An owner of property who did not appeal under G. L. c. 40A, Section 21, as amended, from a decision of the board of appeals of a city granting zoning variances with respect to adjoining property, and after expiration of the appeal period filed a motion to intervene in an appeal from such decision seasonably brought by others but did not appeal from the denial of his motion, was not entitled to resort to a mandamus proceeding challenging the validity of the variances on the ground that he had no alternative remedy. 
PETITION for a writ of mandamus filed in the Superior Court on January 25, 1972.
The case was heard by Tomasello, J., on demurrer.
Allan Robinson (Charles F. Foster with him) for the petitioner.
Kenneth A. Cohen (Peter L. Speronis, City Solicitor, with him) for M.B. Associates.
KEVILLE, J. This action was begun by a petition for a writ of mandamus in the Superior Court to compel revocation of building permits for construction then in progress of an apartment complex in the city of Lowell. The permits were issued following the granting of two zoning variances by the board of appeals of that city.
In their demurrers, which were sustained, the respondents (the building inspector and deputy and the intervener, the lessee of the property) assert that the petition fails to state a cause of action and that mandamus will not
lie where another effective remedy is available. We resolve the case on the latter ground. Although seeking to compel revocation of the building permits, in essence the petitioner challenges the validity of the variances granted by the board of appeals. He alleges no other flaw underlying the issuance of the permits.
The petitioner, an adjacent property owner, as his petition concedes, chose not to utilize avenues of appeal open to him under the zoning enabling act (G. L. c. 40A, Section 21, as amended through St. 1969, c. 706). He failed to appeal from the decision of the board granting the variances. Lincoln v. Board of Appeals of Framingham, 346 Mass. 418 , 420. After the time had expired in which he could have appealed from that decision, he unsuccessfully sought to intervene in an appeal from that same decision seasonably brought to the Superior Court by others. [Note 2] He then neglected to appeal from the denial of his motion to intervene in that case which has now been disposed of by agreement.

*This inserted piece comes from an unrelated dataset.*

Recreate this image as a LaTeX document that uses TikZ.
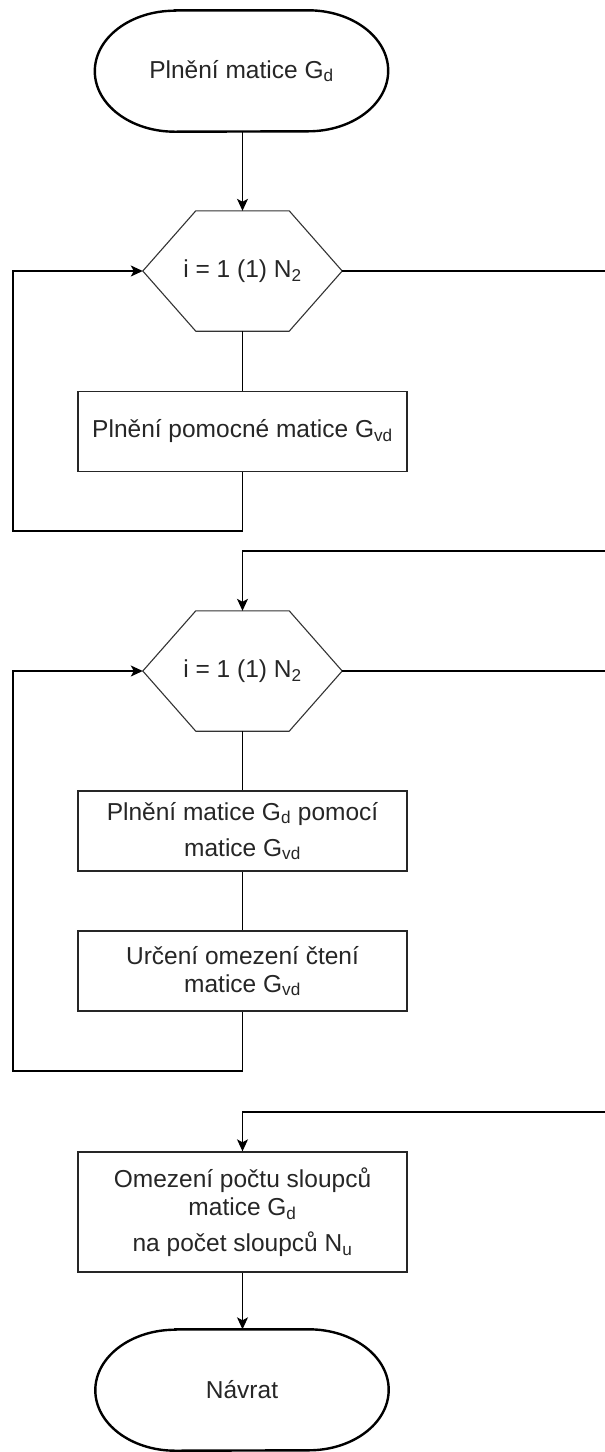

Having allowed the time to pass in which these statutory remedies were available to him, he may not now have recourse to a petition for a writ of mandamus on the ground that he has no alternative remedy. 52 Am. Jur. 2d, Mandamus, Section 60. Bellevue Hotel Co. v. Building Commissioner of Boston, 299 Mass. 73 , 75-76. The instant case is distinguishable from those relied upon by the petitioner, such as Gamer v. Zoning Board of Appeals of Newton, 346 Mass. 648 , and Brady v. Board of Appeals of Westport, 348 Mass. 515 , 519-523, and cases cited. Those cases relate to Sections 13 and 16 of G. L. c. 40A, in which mandamus became an appropriate remedy because alternative remedies were unreasonable or never in fact became available to the petitioner. Order sustaining demurrer affirmed.
[Note 1] The deputy building inspector and M. B. Associates, the lessee of the property involved in this action, which was permitted to intervene as a respondent.
[Note 2] Albert J. Levasseur & another vs. Board of Appeals of Lowell & others, Middlesex Superior Court, Equity No. 32737.